----- RECORDS TO PROCESS -----

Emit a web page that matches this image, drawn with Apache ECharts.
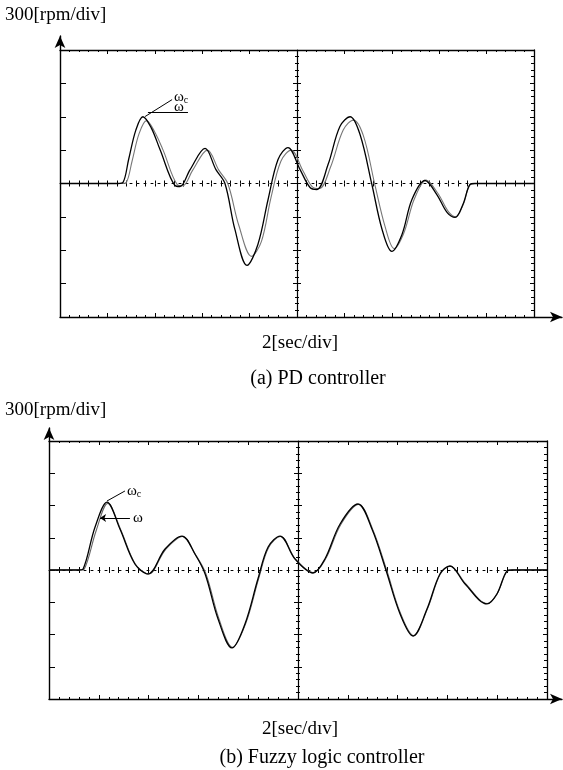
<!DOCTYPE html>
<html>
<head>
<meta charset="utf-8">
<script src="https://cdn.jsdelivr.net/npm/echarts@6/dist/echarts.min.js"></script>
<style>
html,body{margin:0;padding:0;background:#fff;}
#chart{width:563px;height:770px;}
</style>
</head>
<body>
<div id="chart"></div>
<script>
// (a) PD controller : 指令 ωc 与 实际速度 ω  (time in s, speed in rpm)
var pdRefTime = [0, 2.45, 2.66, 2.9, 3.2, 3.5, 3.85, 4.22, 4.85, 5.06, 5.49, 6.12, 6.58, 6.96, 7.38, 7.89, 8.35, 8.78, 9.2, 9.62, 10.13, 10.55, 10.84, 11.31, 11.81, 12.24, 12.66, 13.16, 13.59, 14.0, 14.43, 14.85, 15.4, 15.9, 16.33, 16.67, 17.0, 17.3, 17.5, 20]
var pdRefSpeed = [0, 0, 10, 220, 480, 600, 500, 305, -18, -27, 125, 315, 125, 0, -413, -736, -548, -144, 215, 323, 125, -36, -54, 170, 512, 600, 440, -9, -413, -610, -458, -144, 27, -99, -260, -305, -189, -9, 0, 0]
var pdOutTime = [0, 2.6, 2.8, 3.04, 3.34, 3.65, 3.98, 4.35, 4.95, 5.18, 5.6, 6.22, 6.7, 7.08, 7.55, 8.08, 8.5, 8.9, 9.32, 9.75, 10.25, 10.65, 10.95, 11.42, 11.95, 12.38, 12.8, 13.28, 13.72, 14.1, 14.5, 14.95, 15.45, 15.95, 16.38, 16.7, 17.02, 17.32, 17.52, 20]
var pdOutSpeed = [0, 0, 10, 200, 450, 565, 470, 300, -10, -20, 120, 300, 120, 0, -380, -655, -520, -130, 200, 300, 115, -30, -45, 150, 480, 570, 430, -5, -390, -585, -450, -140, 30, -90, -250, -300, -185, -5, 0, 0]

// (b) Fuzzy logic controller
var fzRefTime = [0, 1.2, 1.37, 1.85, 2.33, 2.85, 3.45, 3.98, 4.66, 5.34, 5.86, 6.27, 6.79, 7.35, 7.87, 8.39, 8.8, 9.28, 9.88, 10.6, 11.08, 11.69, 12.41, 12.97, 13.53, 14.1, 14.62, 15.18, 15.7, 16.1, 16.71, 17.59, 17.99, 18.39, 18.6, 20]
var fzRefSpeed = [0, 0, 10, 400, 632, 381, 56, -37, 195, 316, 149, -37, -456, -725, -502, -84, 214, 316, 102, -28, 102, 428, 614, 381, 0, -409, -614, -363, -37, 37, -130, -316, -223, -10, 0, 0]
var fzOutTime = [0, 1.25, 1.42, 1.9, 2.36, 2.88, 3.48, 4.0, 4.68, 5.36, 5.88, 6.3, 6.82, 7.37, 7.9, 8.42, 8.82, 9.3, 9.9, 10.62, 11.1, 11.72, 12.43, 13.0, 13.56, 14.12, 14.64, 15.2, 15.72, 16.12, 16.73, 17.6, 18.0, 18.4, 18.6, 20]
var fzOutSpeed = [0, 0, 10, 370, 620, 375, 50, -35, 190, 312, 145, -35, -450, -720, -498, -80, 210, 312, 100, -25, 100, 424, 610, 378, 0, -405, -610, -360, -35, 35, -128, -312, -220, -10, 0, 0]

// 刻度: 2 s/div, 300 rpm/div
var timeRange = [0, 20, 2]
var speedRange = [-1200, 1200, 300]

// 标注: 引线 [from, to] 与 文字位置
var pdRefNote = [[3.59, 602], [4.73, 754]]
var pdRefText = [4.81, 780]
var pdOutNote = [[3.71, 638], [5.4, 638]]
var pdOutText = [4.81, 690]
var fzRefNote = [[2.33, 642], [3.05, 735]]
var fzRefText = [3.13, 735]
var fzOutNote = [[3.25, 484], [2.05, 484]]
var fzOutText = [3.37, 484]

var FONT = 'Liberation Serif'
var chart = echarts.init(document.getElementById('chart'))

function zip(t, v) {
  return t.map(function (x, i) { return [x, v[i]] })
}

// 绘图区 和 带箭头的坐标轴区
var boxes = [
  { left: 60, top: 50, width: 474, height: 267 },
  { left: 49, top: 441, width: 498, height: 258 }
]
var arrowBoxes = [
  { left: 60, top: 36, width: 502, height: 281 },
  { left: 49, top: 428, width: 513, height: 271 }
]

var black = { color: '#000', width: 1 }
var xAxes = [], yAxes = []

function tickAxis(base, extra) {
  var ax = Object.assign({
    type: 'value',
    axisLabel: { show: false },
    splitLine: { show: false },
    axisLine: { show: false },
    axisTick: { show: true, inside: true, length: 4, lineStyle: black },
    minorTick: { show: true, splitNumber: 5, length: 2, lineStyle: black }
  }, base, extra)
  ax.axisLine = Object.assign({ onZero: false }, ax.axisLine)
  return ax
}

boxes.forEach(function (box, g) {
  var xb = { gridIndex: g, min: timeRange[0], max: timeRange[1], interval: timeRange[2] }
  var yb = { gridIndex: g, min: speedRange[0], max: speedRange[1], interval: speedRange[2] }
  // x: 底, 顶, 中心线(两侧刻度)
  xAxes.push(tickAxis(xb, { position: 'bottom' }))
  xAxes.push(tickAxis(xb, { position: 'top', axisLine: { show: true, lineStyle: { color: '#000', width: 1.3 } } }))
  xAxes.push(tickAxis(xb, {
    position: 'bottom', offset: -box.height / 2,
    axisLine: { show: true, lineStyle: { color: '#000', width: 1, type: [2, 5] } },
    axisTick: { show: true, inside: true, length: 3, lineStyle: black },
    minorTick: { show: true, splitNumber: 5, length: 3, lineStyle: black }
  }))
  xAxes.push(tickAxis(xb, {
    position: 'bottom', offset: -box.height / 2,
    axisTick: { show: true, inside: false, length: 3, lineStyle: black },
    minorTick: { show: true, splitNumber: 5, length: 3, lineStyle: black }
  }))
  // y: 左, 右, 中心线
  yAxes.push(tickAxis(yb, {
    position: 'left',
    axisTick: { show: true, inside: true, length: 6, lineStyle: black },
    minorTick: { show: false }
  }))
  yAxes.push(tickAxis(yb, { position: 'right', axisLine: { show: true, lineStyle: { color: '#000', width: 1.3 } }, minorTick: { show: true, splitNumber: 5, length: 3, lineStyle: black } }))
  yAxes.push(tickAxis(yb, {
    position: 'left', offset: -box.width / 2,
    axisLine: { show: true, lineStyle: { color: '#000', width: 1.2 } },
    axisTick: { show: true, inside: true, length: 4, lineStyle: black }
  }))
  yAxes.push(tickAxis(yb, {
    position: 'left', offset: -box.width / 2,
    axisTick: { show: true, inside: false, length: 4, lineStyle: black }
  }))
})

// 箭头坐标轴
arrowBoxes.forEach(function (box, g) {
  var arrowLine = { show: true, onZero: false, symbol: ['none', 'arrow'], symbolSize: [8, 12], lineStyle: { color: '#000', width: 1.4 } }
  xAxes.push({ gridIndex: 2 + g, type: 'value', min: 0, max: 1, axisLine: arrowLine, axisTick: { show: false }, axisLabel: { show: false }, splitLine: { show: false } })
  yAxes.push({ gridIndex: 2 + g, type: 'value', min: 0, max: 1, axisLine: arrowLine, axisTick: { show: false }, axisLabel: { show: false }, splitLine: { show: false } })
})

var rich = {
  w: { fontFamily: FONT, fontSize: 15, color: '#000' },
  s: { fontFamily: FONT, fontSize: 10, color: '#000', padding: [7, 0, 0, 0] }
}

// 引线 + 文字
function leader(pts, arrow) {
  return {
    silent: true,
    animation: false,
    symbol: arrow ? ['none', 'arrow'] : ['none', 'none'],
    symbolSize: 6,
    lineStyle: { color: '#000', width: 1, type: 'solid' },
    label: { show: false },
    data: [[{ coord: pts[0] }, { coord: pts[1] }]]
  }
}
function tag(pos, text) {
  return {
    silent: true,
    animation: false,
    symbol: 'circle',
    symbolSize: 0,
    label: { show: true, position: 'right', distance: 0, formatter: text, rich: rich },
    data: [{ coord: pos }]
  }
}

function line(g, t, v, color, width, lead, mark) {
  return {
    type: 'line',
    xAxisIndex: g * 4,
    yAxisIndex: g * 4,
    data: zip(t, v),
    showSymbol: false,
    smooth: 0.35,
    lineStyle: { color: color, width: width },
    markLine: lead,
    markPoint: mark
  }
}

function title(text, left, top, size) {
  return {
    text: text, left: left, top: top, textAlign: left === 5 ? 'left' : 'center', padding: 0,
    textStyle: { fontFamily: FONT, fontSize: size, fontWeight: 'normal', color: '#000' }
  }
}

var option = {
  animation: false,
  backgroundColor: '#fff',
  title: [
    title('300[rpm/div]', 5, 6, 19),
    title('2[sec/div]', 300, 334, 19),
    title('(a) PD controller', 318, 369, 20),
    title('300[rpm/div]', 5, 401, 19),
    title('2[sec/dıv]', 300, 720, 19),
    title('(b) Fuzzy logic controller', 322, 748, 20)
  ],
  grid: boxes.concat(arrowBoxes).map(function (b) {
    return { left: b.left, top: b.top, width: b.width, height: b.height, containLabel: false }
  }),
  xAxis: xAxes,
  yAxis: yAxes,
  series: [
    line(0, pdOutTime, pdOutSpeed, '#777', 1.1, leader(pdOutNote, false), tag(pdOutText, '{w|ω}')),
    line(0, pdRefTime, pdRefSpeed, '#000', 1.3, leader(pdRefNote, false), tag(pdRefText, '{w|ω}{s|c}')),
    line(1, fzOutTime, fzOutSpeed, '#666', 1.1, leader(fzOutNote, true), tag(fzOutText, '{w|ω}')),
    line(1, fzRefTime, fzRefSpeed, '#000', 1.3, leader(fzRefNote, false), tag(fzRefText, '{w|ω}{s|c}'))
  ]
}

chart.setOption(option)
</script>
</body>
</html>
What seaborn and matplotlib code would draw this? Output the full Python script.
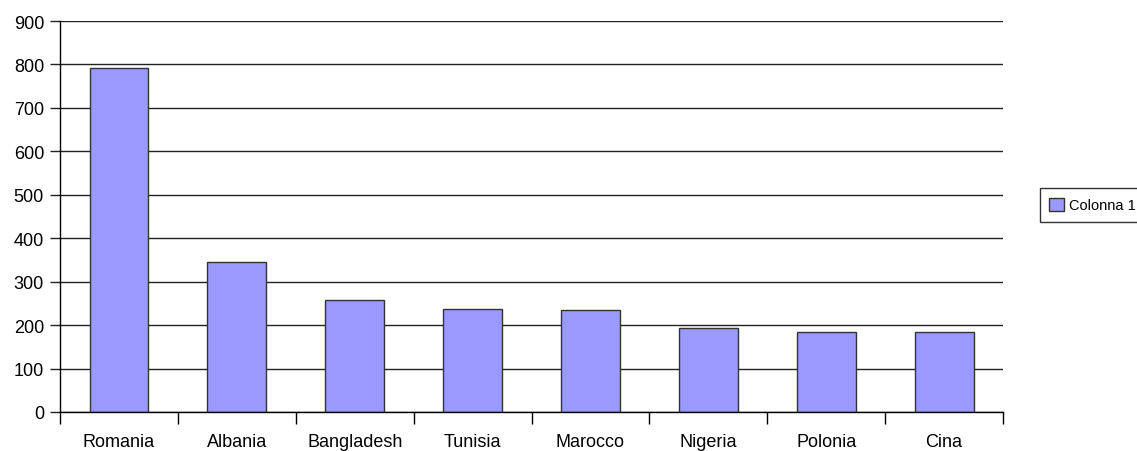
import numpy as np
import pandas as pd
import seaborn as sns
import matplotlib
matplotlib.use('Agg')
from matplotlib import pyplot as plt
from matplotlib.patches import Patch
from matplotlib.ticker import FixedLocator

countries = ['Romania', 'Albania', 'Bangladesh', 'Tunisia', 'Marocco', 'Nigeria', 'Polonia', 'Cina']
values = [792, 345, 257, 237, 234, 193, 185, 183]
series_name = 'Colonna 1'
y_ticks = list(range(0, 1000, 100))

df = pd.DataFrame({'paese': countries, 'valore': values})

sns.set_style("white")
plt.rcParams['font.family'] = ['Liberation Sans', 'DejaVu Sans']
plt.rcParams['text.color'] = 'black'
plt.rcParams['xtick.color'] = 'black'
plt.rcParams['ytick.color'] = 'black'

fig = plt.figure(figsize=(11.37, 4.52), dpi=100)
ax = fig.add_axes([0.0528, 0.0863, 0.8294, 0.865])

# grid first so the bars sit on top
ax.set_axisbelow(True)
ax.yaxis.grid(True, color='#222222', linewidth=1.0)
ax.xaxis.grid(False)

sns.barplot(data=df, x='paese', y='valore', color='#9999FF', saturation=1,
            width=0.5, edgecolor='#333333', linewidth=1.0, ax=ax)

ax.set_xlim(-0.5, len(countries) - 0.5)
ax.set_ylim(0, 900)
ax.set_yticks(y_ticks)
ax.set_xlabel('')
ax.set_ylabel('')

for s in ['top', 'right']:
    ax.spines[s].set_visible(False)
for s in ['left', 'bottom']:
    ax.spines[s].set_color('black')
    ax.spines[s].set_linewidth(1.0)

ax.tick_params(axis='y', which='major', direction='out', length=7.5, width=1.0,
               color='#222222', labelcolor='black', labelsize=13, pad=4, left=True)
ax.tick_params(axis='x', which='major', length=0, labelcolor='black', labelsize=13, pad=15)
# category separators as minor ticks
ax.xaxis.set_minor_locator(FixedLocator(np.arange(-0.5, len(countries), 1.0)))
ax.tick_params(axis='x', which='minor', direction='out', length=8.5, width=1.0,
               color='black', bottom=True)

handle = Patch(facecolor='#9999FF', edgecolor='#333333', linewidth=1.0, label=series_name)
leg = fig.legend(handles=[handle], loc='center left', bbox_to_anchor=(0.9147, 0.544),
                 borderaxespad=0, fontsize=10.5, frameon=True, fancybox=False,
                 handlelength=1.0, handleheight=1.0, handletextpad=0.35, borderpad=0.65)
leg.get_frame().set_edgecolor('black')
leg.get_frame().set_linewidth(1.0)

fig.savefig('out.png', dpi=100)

-----

EXERCISE BRIEF
Copy out exactly the material that runs from the line with "What seaborn and" to the line with "ax.set_ylabel('')", ends included, and leave the pictures behind.

TASK SOLUTION
What seaborn and matplotlib code would draw this? Output the full Python script.
import numpy as np
import pandas as pd
import seaborn as sns
import matplotlib
matplotlib.use('Agg')
from matplotlib import pyplot as plt
from matplotlib.patches import Patch
from matplotlib.ticker import FixedLocator

countries = ['Romania', 'Albania', 'Bangladesh', 'Tunisia', 'Marocco', 'Nigeria', 'Polonia', 'Cina']
values = [792, 345, 257, 237, 234, 193, 185, 183]
series_name = 'Colonna 1'
y_ticks = list(range(0, 1000, 100))

df = pd.DataFrame({'paese': countries, 'valore': values})

sns.set_style("white")
plt.rcParams['font.family'] = ['Liberation Sans', 'DejaVu Sans']
plt.rcParams['text.color'] = 'black'
plt.rcParams['xtick.color'] = 'black'
plt.rcParams['ytick.color'] = 'black'

fig = plt.figure(figsize=(11.37, 4.52), dpi=100)
ax = fig.add_axes([0.0528, 0.0863, 0.8294, 0.865])

# grid first so the bars sit on top
ax.set_axisbelow(True)
ax.yaxis.grid(True, color='#222222', linewidth=1.0)
ax.xaxis.grid(False)

sns.barplot(data=df, x='paese', y='valore', color='#9999FF', saturation=1,
            width=0.5, edgecolor='#333333', linewidth=1.0, ax=ax)

ax.set_xlim(-0.5, len(countries) - 0.5)
ax.set_ylim(0, 900)
ax.set_yticks(y_ticks)
ax.set_xlabel('')
ax.set_ylabel('')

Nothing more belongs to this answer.